Retype the lines beneath this one, from the first through the line containing "from matplotlib.ticker import". Pictures are left out.

Information provided ::
----

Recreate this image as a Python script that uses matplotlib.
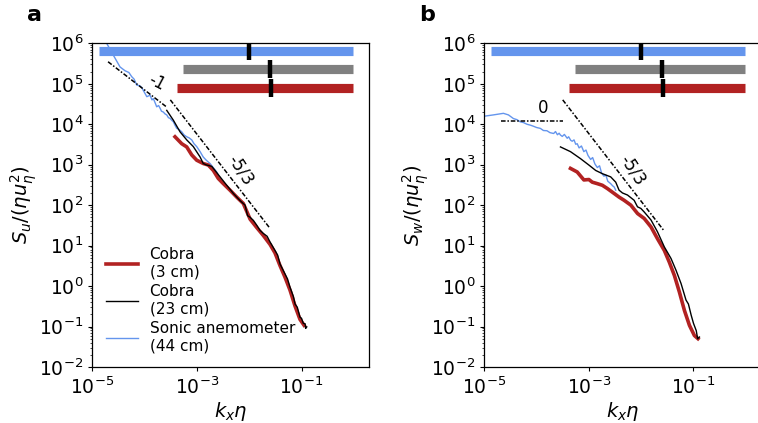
import matplotlib
matplotlib.use("Agg")
import matplotlib.pyplot as plt
from matplotlib.ticker import LogLocator, NullLocator, NullFormatter

# ---------------- data ----------------
# Panel a : streamwise spectra
a_sonic_x = [1.6e-5, 1.88e-5, 2.52e-5, 3.39e-5, 4.22e-5, 5.0e-5, 5.66e-5, 6.3e-5, 7.06e-5, 8.0e-5,
             8.79e-5, 1.0e-4, 1.10e-4, 1.27e-4, 1.38e-4, 1.47e-4, 1.6e-4, 1.70e-4, 1.85e-4, 1.97e-4,
             2.1e-4, 2.28e-4, 2.45e-4, 2.65e-4, 2.85e-4, 3.06e-4, 3.3e-4, 3.54e-4, 3.8e-4, 4.11e-4,
             4.5e-4, 5.12e-4, 5.7e-4, 6.38e-4, 7.1e-4, 7.96e-4, 8.8e-4, 9.91e-4, 1.15e-3, 1.32e-3,
             1.5e-3, 1.78e-3, 2.05e-3, 2.39e-3, 2.7e-3, 2.98e-3]
a_sonic_y = [1.5e6, 1.0e6, 5.1e5, 2.6e5, 2.1e5, 1.9e5, 1.5e5, 1.3e5, 9.3e4, 9.0e4,
             8.1e4, 6.0e4, 4.8e4, 5.2e4, 4.0e4, 4.3e4, 3.3e4, 2.7e4, 2.9e4, 2.5e4,
             2.1e4, 2.0e4, 1.8e4, 1.7e4, 1.45e4, 1.4e4, 1.25e4, 1.15e4, 9.5e3, 7.9e3,
             7.5e3, 6.5e3, 5.4e3, 4.9e3, 4.6e3, 4.1e3, 3.3e3, 2.8e3, 2.1e3, 1.55e3,
             1.3e3, 1.07e3, 850, 660, 480, 370]

a_cobra23_x = [2.65e-4, 3.54e-4, 4.75e-4, 6.38e-4, 8.53e-4, 1.15e-3, 1.32e-3, 1.54e-3, 1.92e-3, 2.22e-3,
               2.77e-3, 3.72e-3, 4.97e-3, 6.67e-3, 8.32e-3, 9.3e-3, 1.04e-2, 1.2e-2, 1.39e-2, 1.6e-2,
               1.86e-2, 2.2e-2, 2.50e-2, 3.11e-2, 3.5e-2, 3.88e-2, 4.83e-2, 5.4e-2, 6.03e-2, 7.0e-2,
               7.52e-2, 8.3e-2, 9.35e-2, 1.0e-1, 1.08e-1, 1.17e-1, 1.2e-1, 1.26e-1]
a_cobra23_y = [2.2e4, 1.26e4, 6.5e3, 4.1e3, 2.8e3, 1.55e3, 1.07e3, 980, 910, 720,
               500, 310, 195, 130, 100, 55, 50, 42, 32, 24,
               20, 17, 12.3, 7.6, 5.8, 3.5, 2.0, 1.5, 0.93, 0.55,
               0.36, 0.30, 0.17, 0.16, 0.12, 0.117, 0.09, 0.098]

a_cobra3_x = [3.81e-4, 5.12e-4, 6.38e-4, 7.96e-4, 9.91e-4, 1.32e-3, 1.65e-3, 2.06e-3, 2.56e-3, 3.20e-3,
              4.30e-3, 5.77e-3, 7.71e-3, 1.04e-2, 1.39e-2, 1.86e-2, 2.50e-2, 3.11e-2, 3.88e-2, 4.83e-2,
              6.03e-2, 7.52e-2, 9.35e-2, 1.12e-1]
a_cobra3_y = [4.9e3, 3.3e3, 2.75e3, 1.74e3, 1.29e3, 1.07e3, 980, 720, 457, 340,
              234, 158, 110, 45, 28, 17.8, 10.7, 6.6, 3.2, 1.66,
              0.79, 0.32, 0.15, 0.107]

# Panel b : vertical spectra
b_sonic_x = [1.0e-5, 1.49e-5, 2.32e-5, 2.9e-5, 3.61e-5, 4.2e-5, 4.86e-5, 5.6e-5, 6.53e-5, 7.6e-5,
             8.75e-5, 1.0e-4, 1.18e-4, 1.35e-4, 1.58e-4, 1.8e-4, 2.12e-4, 2.3e-4, 2.5e-4, 2.7e-4,
             2.86e-4, 3.1e-4, 3.4e-4, 3.85e-4, 4.1e-4, 4.5e-4, 4.8e-4, 5.2e-4, 5.6e-4, 5.98e-4,
             6.5e-4, 7.2e-4, 8.0e-4, 8.8e-4, 9.6e-4, 1.08e-3, 1.18e-3, 1.3e-3, 1.45e-3, 1.6e-3,
             1.75e-3, 1.94e-3, 2.1e-3, 2.3e-3, 2.61e-3, 2.85e-3, 3.05e-3, 3.26e-3]
b_sonic_y = [1.58e4, 1.7e4, 1.86e4, 1.7e4, 1.38e4, 1.3e4, 1.15e4, 1.1e4, 1.0e4, 9.5e3,
             8.9e3, 8.3e3, 7.9e3, 7.0e3, 6.9e3, 6.2e3, 5.9e3, 6.6e3, 5.5e3, 6.0e3,
             5.4e3, 5.0e3, 5.6e3, 4.5e3, 4.9e3, 4.0e3, 3.8e3, 4.1e3, 3.2e3, 3.3e3,
             2.6e3, 2.9e3, 2.1e3, 2.3e3, 1.7e3, 1.35e3, 1.5e3, 1.05e3, 850, 940,
             620, 520, 560, 390, 340, 300, 280, 234]

b_cobra23_x = [2.86e-4, 4.45e-4, 6.92e-4, 1.0e-3, 1.35e-3, 1.81e-3, 2.61e-3, 3.26e-3, 3.78e-3, 4.39e-3,
               5.47e-3, 7.33e-3, 8.5e-3, 9.86e-3, 1.14e-2, 1.54e-2, 2.05e-2, 2.77e-2, 3.72e-2, 4.64e-2,
               5.79e-2, 7.20e-2, 8.0e-2, 9.04e-2, 1.0e-1, 1.13e-1, 1.2e-1, 1.30e-1]
b_cobra23_y = [2.75e3, 2.1e3, 1.41e3, 980, 720, 600, 500, 370, 234, 200,
               178, 132, 91, 83, 68, 43, 21.9, 9.3, 4.8, 2.45,
               1.15, 0.45, 0.36, 0.19, 0.12, 0.079, 0.05, 0.055]

b_cobra3_x = [4.45e-4, 5.98e-4, 8.02e-4, 1.0e-3, 1.16e-3, 1.45e-3, 1.81e-3, 2.26e-3, 3.03e-3, 3.78e-3,
              4.71e-3, 6.34e-3, 8.53e-3, 1.14e-2, 1.54e-2, 2.05e-2, 2.77e-2, 3.45e-2, 4.32e-2, 5.38e-2,
              6.71e-2, 8.37e-2, 1.04e-1, 1.22e-1]
b_cobra3_y = [810, 660, 420, 430, 370, 340, 310, 257, 195, 158,
              132, 100, 62, 47, 29, 14.8, 7.6, 3.9, 1.82, 0.71,
              0.25, 0.107, 0.060, 0.050]

# reference slopes
a_m1_x = [2.0e-5, 2.6e-4]
a_m1_y = [3.5e5, 2.7e4]
a_m53_x = [3.1e-4, 2.5e-2]
a_m53_y = [4.0e4, 26.6]
b_0_x = [2.1e-5, 3.2e-4]
b_0_y = [1.2e4, 1.2e4]
b_m53_x = [3.16e-4, 2.75e-2]
b_m53_y = [4.0e4, 23.0]

# scale-range bars: sonic, cobra 23 cm, cobra 3 cm
bar_start = [1.34e-5, 5.4e-4, 4.2e-4]
bar_end = [0.97, 0.97, 0.97]
bar_level = [6.4e5, 2.38e5, 7.8e4]
bar_mark = [1.0e-2, 2.45e-2, 2.6e-2]
bar_colors = ["#6495ED", "#808080", "#B22222"]

labels = ["Cobra\n(3 cm)", "Cobra\n(23 cm)", "Sonic anemometer\n(44 cm)"]

RED = "#B22222"
BLUE = "#6495ED"

plt.rcParams['font.family'] = ['DejaVu Sans']
plt.rcParams['mathtext.fontset'] = 'dejavusans'

fig = plt.figure(figsize=(7.58, 4.23), dpi=100)
axA = fig.add_axes([0.1218, 0.1324, 0.3650, 0.7652])
axB = fig.add_axes([0.6389, 0.1324, 0.3650, 0.7652])

def style(ax):
    ax.set_xscale('log')
    ax.set_yscale('log')
    ax.set_xlim(1e-5, 1.95)
    ax.set_ylim(1e-2, 1e6)
    ax.set_xticks([1e-5, 1e-3, 1e-1])
    ax.xaxis.set_minor_locator(NullLocator())
    ax.set_yticks([10.0**k for k in range(-2, 7)])
    ax.yaxis.set_minor_locator(LogLocator(base=10, subs=range(2, 10), numticks=20))
    ax.yaxis.set_minor_formatter(NullFormatter())
    ax.tick_params(which='major', length=3, width=0.8, labelsize=13.5, pad=3.5)
    ax.tick_params(which='minor', length=1.6, width=0.5)
    for s in ax.spines.values():
        s.set_linewidth(0.9)
    ax.set_xlabel(r'$k_x\eta$', fontsize=14, labelpad=2)

def bars(ax):
    for s, e, lv, m, c in zip(bar_start, bar_end, bar_level, bar_mark, bar_colors):
        ax.plot([s, e], [lv, lv], color=c, lw=6.6, solid_capstyle='butt', zorder=3)
        ax.plot([m], [lv], marker='|', ms=13, mew=3.2, color='black', zorder=4)

ref_ls = (0, (3, 1.2, 1, 1.2))

# ---------- panel a ----------
style(axA)
bars(axA)
axA.plot(a_sonic_x, a_sonic_y, color=BLUE, lw=1.0, zorder=2)
axA.plot(a_cobra3_x, a_cobra3_y, color=RED, lw=2.6, zorder=2)
axA.plot(a_cobra23_x, a_cobra23_y, color='black', lw=1.0, zorder=2)
axA.plot(a_m1_x, a_m1_y, color='black', lw=1.1, ls=ref_ls)
axA.plot(a_m53_x, a_m53_y, color='black', lw=1.1, ls=ref_ls)
axA.text(1.74e-4, 1.1e5, '-1', fontsize=12, rotation=-28, ha='center', va='center')
axA.text(6.8e-3, 7.5e2, '-5/3', fontsize=12, rotation=-57, ha='center', va='center')
axA.set_ylabel(r'$S_u/(\eta u_\eta^2)$', fontsize=14, labelpad=0)

hA = [plt.Line2D([], [], color=RED, lw=2.6),
      plt.Line2D([], [], color='black', lw=1.0),
      plt.Line2D([], [], color=BLUE, lw=1.0)]
axA.legend(hA, labels, loc='lower left', bbox_to_anchor=(0.0, 0.0), frameon=False,
           fontsize=11, handlelength=2.1, handletextpad=0.75, labelspacing=0.3,
           borderaxespad=0.5)
fig.text(0.045, 0.965, 'a', fontsize=16, fontweight='bold', ha='center', va='center')

# ---------- panel b ----------
style(axB)
bars(axB)
axB.plot(b_sonic_x, b_sonic_y, color=BLUE, lw=1.0, zorder=2)
axB.plot(b_cobra3_x, b_cobra3_y, color=RED, lw=2.6, zorder=2)
axB.plot(b_cobra23_x, b_cobra23_y, color='black', lw=1.0, zorder=2)
axB.plot(b_0_x, b_0_y, color='black', lw=1.1, ls=ref_ls)
axB.plot(b_m53_x, b_m53_y, color='black', lw=1.1, ls=ref_ls)
axB.text(1.36e-4, 2.45e4, '0', fontsize=12, ha='center', va='center')
axB.text(6.8e-3, 7.2e2, '-5/3', fontsize=12, rotation=-57, ha='center', va='center')
axB.set_ylabel(r'$S_w/(\eta u_\eta^2)$', fontsize=14, labelpad=0)
fig.text(0.563, 0.965, 'b', fontsize=16, fontweight='bold', ha='center', va='center')

fig.savefig('out.png', dpi=100)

----

Written response ::
Recreate this image as a Python script that uses matplotlib.
import matplotlib
matplotlib.use("Agg")
import matplotlib.pyplot as plt
from matplotlib.ticker import LogLocator, NullLocator, NullFormatter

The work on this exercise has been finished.